As I grow older, I find myself torn between holding onto what has always worked for me, yet often having said experiential wisdom undermined by pesky things such as facts.
As Loyal Readers all know, I prefer side-by-side shotguns to over-and-under shotguns, illustrated by my own maxim: “Shotgun barrels should be side by side like a man and his dog, and not over and under like a man and his mistress.” (Yes, I coined that phrase.)

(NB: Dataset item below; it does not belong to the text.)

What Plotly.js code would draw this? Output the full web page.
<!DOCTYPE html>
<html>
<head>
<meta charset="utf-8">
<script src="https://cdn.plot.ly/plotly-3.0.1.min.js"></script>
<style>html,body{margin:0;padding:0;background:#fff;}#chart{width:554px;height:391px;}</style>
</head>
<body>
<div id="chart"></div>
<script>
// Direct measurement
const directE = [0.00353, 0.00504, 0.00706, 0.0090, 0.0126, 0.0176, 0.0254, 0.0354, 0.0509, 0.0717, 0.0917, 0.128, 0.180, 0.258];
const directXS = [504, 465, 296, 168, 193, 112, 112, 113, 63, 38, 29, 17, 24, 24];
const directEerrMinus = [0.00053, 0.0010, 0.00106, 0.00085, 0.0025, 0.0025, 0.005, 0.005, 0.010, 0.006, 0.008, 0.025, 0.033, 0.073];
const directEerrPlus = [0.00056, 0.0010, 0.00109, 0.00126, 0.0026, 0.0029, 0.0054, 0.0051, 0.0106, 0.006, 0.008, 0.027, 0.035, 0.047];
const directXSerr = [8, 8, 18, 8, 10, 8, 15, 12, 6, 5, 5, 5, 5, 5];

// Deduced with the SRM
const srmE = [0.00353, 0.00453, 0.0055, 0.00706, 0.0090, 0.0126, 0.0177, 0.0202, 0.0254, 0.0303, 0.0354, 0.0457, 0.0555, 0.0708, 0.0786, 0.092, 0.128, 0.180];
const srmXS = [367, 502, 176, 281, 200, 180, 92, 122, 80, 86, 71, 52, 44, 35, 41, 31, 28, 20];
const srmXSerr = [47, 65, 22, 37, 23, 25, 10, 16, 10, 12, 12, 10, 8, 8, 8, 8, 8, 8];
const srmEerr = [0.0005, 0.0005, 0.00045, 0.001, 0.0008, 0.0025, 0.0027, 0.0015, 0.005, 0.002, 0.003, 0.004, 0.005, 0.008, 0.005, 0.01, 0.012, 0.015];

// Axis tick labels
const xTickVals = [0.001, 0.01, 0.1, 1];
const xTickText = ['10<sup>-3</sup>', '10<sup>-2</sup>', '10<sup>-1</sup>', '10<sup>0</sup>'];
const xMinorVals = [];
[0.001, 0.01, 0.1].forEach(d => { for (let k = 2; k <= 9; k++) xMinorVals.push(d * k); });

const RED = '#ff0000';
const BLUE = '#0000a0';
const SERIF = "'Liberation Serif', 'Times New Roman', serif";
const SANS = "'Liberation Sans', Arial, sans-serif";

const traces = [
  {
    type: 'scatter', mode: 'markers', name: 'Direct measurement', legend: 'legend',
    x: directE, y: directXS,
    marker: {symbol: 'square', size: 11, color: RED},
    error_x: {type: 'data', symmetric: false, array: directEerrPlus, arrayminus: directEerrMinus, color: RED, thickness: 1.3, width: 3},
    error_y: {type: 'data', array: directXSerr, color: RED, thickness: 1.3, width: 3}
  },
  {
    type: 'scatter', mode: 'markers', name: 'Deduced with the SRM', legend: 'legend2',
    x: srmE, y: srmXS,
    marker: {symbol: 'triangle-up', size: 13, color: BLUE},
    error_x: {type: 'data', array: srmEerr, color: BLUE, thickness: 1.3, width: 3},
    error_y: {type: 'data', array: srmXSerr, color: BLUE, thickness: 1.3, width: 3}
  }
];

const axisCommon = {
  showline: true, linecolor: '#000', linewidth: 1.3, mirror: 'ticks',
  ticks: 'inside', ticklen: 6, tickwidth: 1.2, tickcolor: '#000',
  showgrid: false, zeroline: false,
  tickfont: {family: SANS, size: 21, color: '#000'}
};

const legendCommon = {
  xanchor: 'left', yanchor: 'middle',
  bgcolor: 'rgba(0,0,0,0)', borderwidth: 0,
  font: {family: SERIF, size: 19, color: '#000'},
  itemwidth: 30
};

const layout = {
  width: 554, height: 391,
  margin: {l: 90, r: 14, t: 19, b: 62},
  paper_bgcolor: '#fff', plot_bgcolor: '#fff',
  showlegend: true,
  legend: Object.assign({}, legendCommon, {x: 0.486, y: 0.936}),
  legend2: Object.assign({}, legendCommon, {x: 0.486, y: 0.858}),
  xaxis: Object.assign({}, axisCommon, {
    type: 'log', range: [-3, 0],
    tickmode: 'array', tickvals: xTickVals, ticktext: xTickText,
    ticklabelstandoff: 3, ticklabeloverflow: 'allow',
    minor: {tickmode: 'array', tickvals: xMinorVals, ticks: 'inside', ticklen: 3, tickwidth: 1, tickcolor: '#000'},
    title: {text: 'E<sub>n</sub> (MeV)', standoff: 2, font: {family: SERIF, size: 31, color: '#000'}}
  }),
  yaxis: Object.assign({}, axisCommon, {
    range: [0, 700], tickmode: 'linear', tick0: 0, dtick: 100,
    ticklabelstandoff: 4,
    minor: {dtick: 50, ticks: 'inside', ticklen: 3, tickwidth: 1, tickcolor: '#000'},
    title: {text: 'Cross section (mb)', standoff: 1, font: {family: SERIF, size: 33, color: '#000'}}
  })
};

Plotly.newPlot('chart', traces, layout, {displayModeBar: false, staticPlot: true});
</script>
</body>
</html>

Actually, it’s bullshit. While I yield to no man for my love of fine side-by-side shotguns, the plain fact of the matter is that when it comes to sustained usage, the old SxS just doesn’t cut it. No matter how costly the gun, or how hardy, they all break after thousands of rounds; the much-maligned over-and-unders, much less so. (Ask yourself why Olympic shotgunners like Kim Rhode have always used over-and-unders — in fact, nobody in serious shotgunning competition uses a side-by-side, and that’s for good reasons.)
Which brings me to today’s gun under discussion, the shotgun which is pretty much the international gold standard for the ordinary shotgunner: the Beretta 686 Silver Pigeon.

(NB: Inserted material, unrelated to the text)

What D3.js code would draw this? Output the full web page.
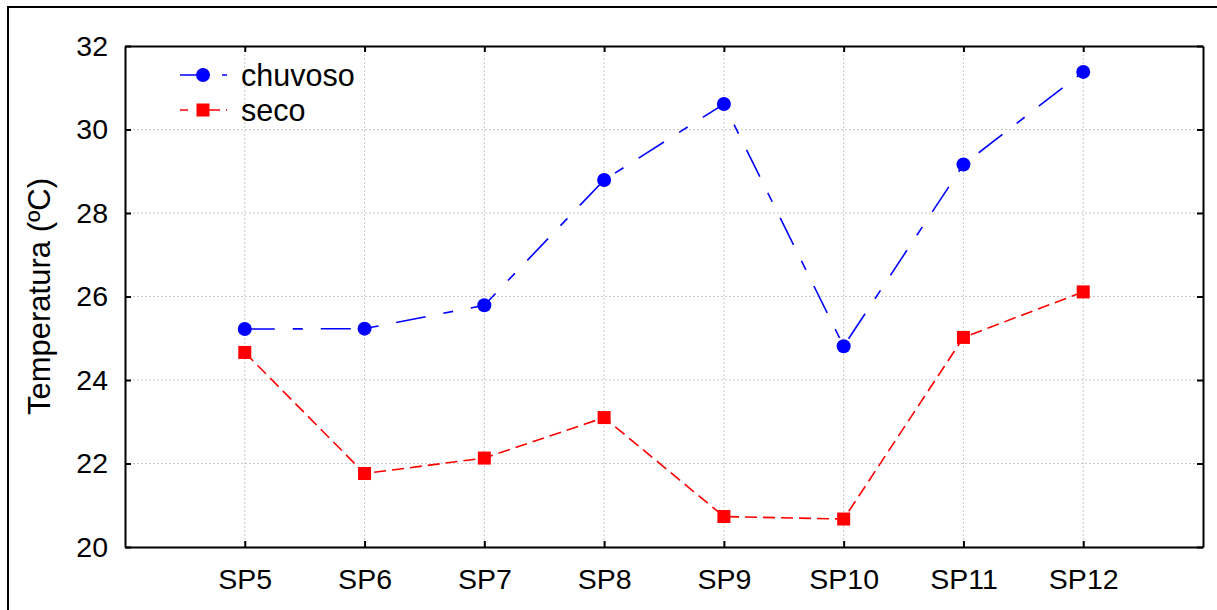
<!DOCTYPE html>
<html>
<head>
<meta charset="utf-8">
<script src="https://cdn.jsdelivr.net/npm/d3@7"></script>
<style>
  html, body { margin: 0; padding: 0; background: #fff; }
  svg { display: block; font-family: "Liberation Sans", Arial, sans-serif; }
</style>
</head>
<body>
<div id="chart"></div>
<script>
// values
const categories = ['SP5', 'SP6', 'SP7', 'SP8', 'SP9', 'SP10', 'SP11', 'SP12'];
const chuvoso = [25.22, 25.23, 25.79, 28.79, 30.61, 24.81, 29.16, 31.38];
const seco = [24.66, 21.76, 22.13, 23.10, 20.73, 20.67, 25.02, 26.11];
const yTicks = [20, 22, 24, 26, 28, 30, 32];
const seriesNames = ['chuvoso', 'seco'];

const width = 1217, height = 610;
const margin = { top: 46, right: 14, bottom: 63, left: 125 };
const plotW = width - margin.left - margin.right;
const plotH = height - margin.top - margin.bottom;

const svg = d3.select('#chart')
    .append('svg')
    .attr('width', width)
    .attr('height', height);

// outer frame (runs off the right and bottom edges)
svg.append('rect')
    .attr('x', 8).attr('y', 7)
    .attr('width', 1400).attr('height', 800)
    .attr('fill', 'none')
    .attr('stroke', '#000')
    .attr('stroke-width', 2);

const g = svg.append('g').attr('transform', `translate(${margin.left},${margin.top})`);

const x = d3.scalePoint().domain(categories).range([0, plotW]).padding(1);
const y = d3.scaleLinear().domain([20, 32]).range([plotH, 0]);

// grid
const grid = g.append('g').attr('stroke', '#c8c8c8').attr('stroke-width', 1).attr('stroke-dasharray', '2,2');
grid.selectAll('.vg').data(categories).enter().append('line')
    .attr('x1', d => x(d)).attr('x2', d => x(d))
    .attr('y1', 0).attr('y2', plotH);
grid.selectAll('.hg').data(yTicks.slice(1, -1)).enter().append('line')
    .attr('x1', 0).attr('x2', plotW)
    .attr('y1', d => y(d)).attr('y2', d => y(d));

// axes with inward ticks
function styleAxis(sel) {
    sel.select('.domain').attr('stroke', '#000').attr('stroke-width', 2);
    sel.selectAll('.tick line').attr('stroke', '#000').attr('stroke-width', 2);
    sel.selectAll('.tick text').attr('fill', '#000').attr('font-size', 28.5)
        .attr('font-family', '"Liberation Sans", Arial, sans-serif');
}

g.append('g')
    .attr('transform', `translate(0,${plotH})`)
    .call(d3.axisBottom(x).tickSizeInner(-6).tickSizeOuter(0).tickPadding(22))
    .call(styleAxis);

g.append('g')
    .call(d3.axisTop(x).tickSizeInner(-6).tickSizeOuter(0).tickFormat(''))
    .call(styleAxis);

g.append('g')
    .call(d3.axisLeft(y).tickValues(yTicks).tickSizeInner(-6).tickSizeOuter(0).tickPadding(17))
    .call(styleAxis);

g.append('g')
    .attr('transform', `translate(${plotW},0)`)
    .call(d3.axisRight(y).tickValues(yTicks).tickSizeInner(-6).tickSizeOuter(0).tickFormat(''))
    .call(styleAxis);

// axis title
svg.append('text')
    .attr('transform', `translate(50,${margin.top + plotH / 2}) rotate(-90)`)
    .attr('text-anchor', 'middle')
    .attr('font-size', 31)
    .text('Temperatura (ºC)');

// series
const series = [
    { name: seriesNames[0], values: chuvoso, color: '#0000ff', dash: '30,18,10,18', shape: 'circle' },
    { name: seriesNames[1], values: seco, color: '#ff0000', dash: '12,6', shape: 'square' }
];

const line = d3.line()
    .x((d, i) => x(categories[i]))
    .y(d => y(d));

series.forEach(s => {
    g.append('path')
        .datum(s.values)
        .attr('d', line)
        .attr('fill', 'none')
        .attr('stroke', s.color)
        .attr('stroke-width', 1.6)
        .attr('stroke-dasharray', s.dash);

    if (s.shape === 'circle') {
        g.selectAll(null).data(s.values).enter().append('circle')
            .attr('cx', (d, i) => x(categories[i]))
            .attr('cy', d => y(d))
            .attr('r', 7)
            .attr('fill', s.color);
    } else {
        g.selectAll(null).data(s.values).enter().append('rect')
            .attr('x', (d, i) => x(categories[i]) - 6.5)
            .attr('y', d => y(d) - 6.5)
            .attr('width', 13).attr('height', 13)
            .attr('fill', s.color);
    }
});

// legend
const legend = svg.append('g');
series.forEach((s, i) => {
    const ly = 75 + i * 35;
    legend.append('line')
        .attr('x1', 180).attr('x2', 227)
        .attr('y1', ly).attr('y2', ly)
        .attr('stroke', s.color)
        .attr('stroke-width', 1.6)
        .attr('stroke-dasharray', i === 0 ? '30,12,5,12' : '8,12,20,6,20');
    if (s.shape === 'circle') {
        legend.append('circle').attr('cx', 203).attr('cy', ly).attr('r', 7).attr('fill', s.color);
    } else {
        legend.append('rect').attr('x', 196.5).attr('y', ly - 6.5)
            .attr('width', 13).attr('height', 13).attr('fill', s.color);
    }
    legend.append('text')
        .attr('x', 241).attr('y', ly)
        .attr('dy', '0.35em')
        .attr('font-size', 30.5)
        .text(s.name);
});
</script>
</body>
</html>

From a pricing perspective, it’s always difficult to pin the 686 down, because the addition of different Roman numerals makes the price shoot up faster than the options list on a Porsche 911. The one in the picture is the bottom-of-the-range “Silver Pigeon I” in 20ga, and it typically retails for around $2,000. This, by the way, is common in the shotgun business: adding a couple inches to the barrel can double the price, as can asking for superior wood for the stock.
The dirty little secret about the 686 is that it probably represents the best value for money of any O/U shotgun. (Its closest rival, sales-wise, is the excellent Browning 725 Citori, which typically retails for nearly a grand more.) I use as an example Mr. Free Market, who each year shoots thousands of rounds through his 686 (he actually shot out his earlier 686 to the point where it would have cost more to repair than just buying a new one), and despite my constant needling, he steadfastly refuses to change to another brand. (This post was in fact triggered by me saying to someone that we should learn from others’ mistakes or equally, by the example of others, and in the matter of O/U shotguns, I therefore bow to his experience. If you wish to do the same, feel free to browse here.)
Where I will not change, however, is in the matter of barrel length. I’ve always though that the longer the barrel, the better. A 29″ or 30″ barrel will add many yards to the effective range of a shotgun over a 26″ barrel, and the increased range (and efficacy) far outweighs the weight and handling disadvantages. Save short barrels for the self-defense pump-actions; field guns should have longer barrels.
This doesn’t mean I’m going to run out and buy an over-and-under shotgun, by the way. I don’t shoot clays often enough to warrant a change over to an O/U, so I’ll stick to my side-by-side companion. Yes, I’m preaching form over function, which should surprise precisely nobody.
But if I was looking to buy an O/U, the 686 would get a very close look.